Joshua M. Bernstein, writing for, gave Amendment’s Down to Earth Session IPA a spin this week, making comparisons to the brewery’s previous Bitter American – a 4.4% “extra pale ale” which he described as an “easy-sipping tango of nuts and biscuits, grapefruit and pine, lemons and flowers.”

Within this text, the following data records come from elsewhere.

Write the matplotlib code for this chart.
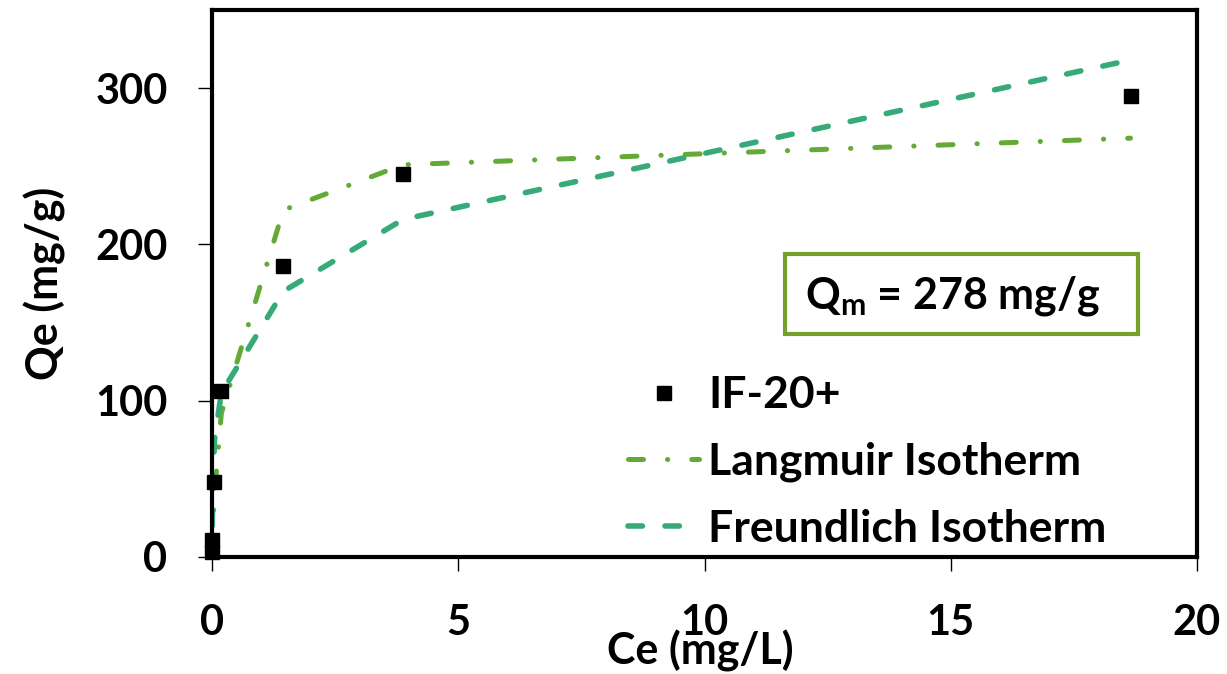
import matplotlib
matplotlib.use('Agg')

import matplotlib.pyplot as plt
from matplotlib.patches import Rectangle

# --- data ---
ce = [0.005, 0.01, 0.05, 0.19, 1.45, 3.88, 18.65]
qe = [3, 11, 48, 106, 186, 245, 295]
langmuir_fit = [5, 15, 40, 92, 222, 251, 268]
freundlich_fit = [20, 30, 75, 105, 170, 216, 318]

x_ticks = [0, 5, 10, 15, 20]
y_ticks = [0, 100, 200, 300]
qm_label = r'Q$_{\mathrm{m}}$ = 278 mg/g'

# --- style ---
plt.rcParams['font.family'] = ['Lato', 'DejaVu Sans']
plt.rcParams['font.weight'] = 'bold'
plt.rcParams['mathtext.fontset'] = 'custom'
plt.rcParams['mathtext.rm'] = 'Lato:bold'
plt.rcParams['mathtext.bf'] = 'Lato:bold'

lang_color = '#64AA37'
freu_color = '#36AB78'
box_color = '#77A02A'
tick_fs = 30
label_fs = 31
legend_fs = 32

fig = plt.figure(figsize=(12.27, 6.74), dpi=100)
ax = fig.add_axes([212 / 1227, 1 - 557 / 674, 985 / 1227, 547 / 674])

ax.plot(ce, langmuir_fit, color=lang_color, lw=3.6,
        linestyle=(0, (3.0, 4.8, 0.05, 4.8)), dash_capstyle='round',
        label='Langmuir Isotherm', zorder=2)
ax.plot(ce, freundlich_fit, color=freu_color, lw=4,
        linestyle=(0, (2.6, 4.05)), dash_capstyle='round',
        label='Freundlich Isotherm', zorder=2)
ax.plot(ce, qe, 's', color='black', markersize=10, label='IF-20+',
        clip_on=False, zorder=3)

ax.set_xlim(0, 20)
ax.set_ylim(0, 350)
ax.set_xticks(x_ticks)
ax.set_yticks(y_ticks)
ax.tick_params(axis='both', labelsize=tick_fs, width=1, length=10, direction='out')
ax.tick_params(axis='x', pad=24)
ax.tick_params(axis='y', pad=22)
for s in ax.spines.values():
    s.set_linewidth(3)

ax.set_xlabel('Ce (mg/L)', fontsize=label_fs, fontweight='bold')
ax.xaxis.set_label_coords(0.4954, (557 - 665) / 547)
ax.xaxis.label.set_va('baseline')
ax.set_ylabel('Qe (mg/g)', fontsize=label_fs, fontweight='bold')
ax.yaxis.set_label_coords(-0.1695, 0.5)
ax.yaxis.label.set_va('center')

# --- legend ---
h, l = ax.get_legend_handles_labels()
order = [2, 0, 1]
ax.legend([h[i] for i in order], [l[i] for i in order],
          loc='center left', bbox_to_anchor=((628 - 212) / 985, (557 - 462) / 547),
          frameon=False, fontsize=legend_fs, handlelength=1.6, handletextpad=0.2,
          labelspacing=0.6, borderpad=0, borderaxespad=0)

# --- Qm box ---
fig.patches.append(Rectangle((785 / 1227, 1 - 334 / 674), 353 / 1227, 80 / 674,
                             transform=fig.transFigure, fill=False,
                             edgecolor=box_color, lw=3))
fig.text(953 / 1227, 1 - 296 / 674, qm_label, fontsize=31, fontweight='bold',
         ha='center', va='center')

fig.savefig('out.png', dpi=100)
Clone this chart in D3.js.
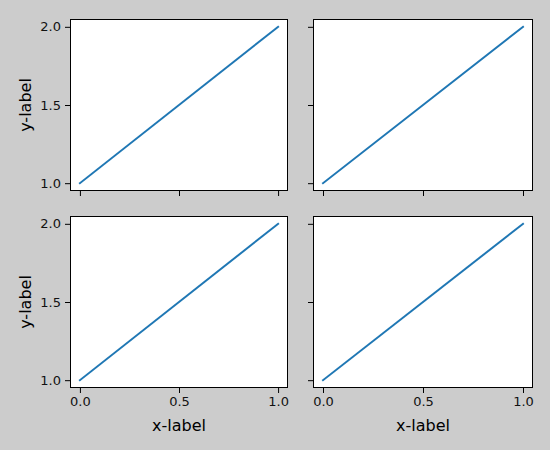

Comparing it to the brewery’s more recent Down to Earth, Bernstein said: “Though branded a session IPA, Down to Earth is not all that different from Bitter American. The ABV (4.4%) and bitterness (42 IBUs) are identical, and like its predecessor, DtE is made with plenty of Golden Promise malt, which supplies that nutty, toasty note. The huge difference is the hops. The session IPA is lavishly flavored with voguish Mosaic, a cultivar that calls to mind berries and tropical fruit. The beer drinks crisp and clean, the bitterness a moderate peck on your palate. It’s a session IPA tuned to modern tastes, a cooler-ready crowd-pleaser that’ll keep the party going all day and night, whether you’re picnicking, at the beach or taking care of a tiny, precious human.”

IPA, 4.4% abv

 Coconut Porter, Maui Brewing Co., Maui

Garrett Cruce, a certified beer sommelier, gave his thoughts on Maui Brewing’s Coconut Porter writing for Virginia’s, describing it as a porter that “makes a great choice for a summer cookout”.

“The aroma is mineral with toast and cocoa, betraying just a hint of the toasted coconut used in the brewing”, he said. “Chocolate and the bittering of the toasted malt is all over the flavor — I got little of the coconut in the flavor. Regardless, at 6% this beer is still going to go down easy with a big flavor that pleases.”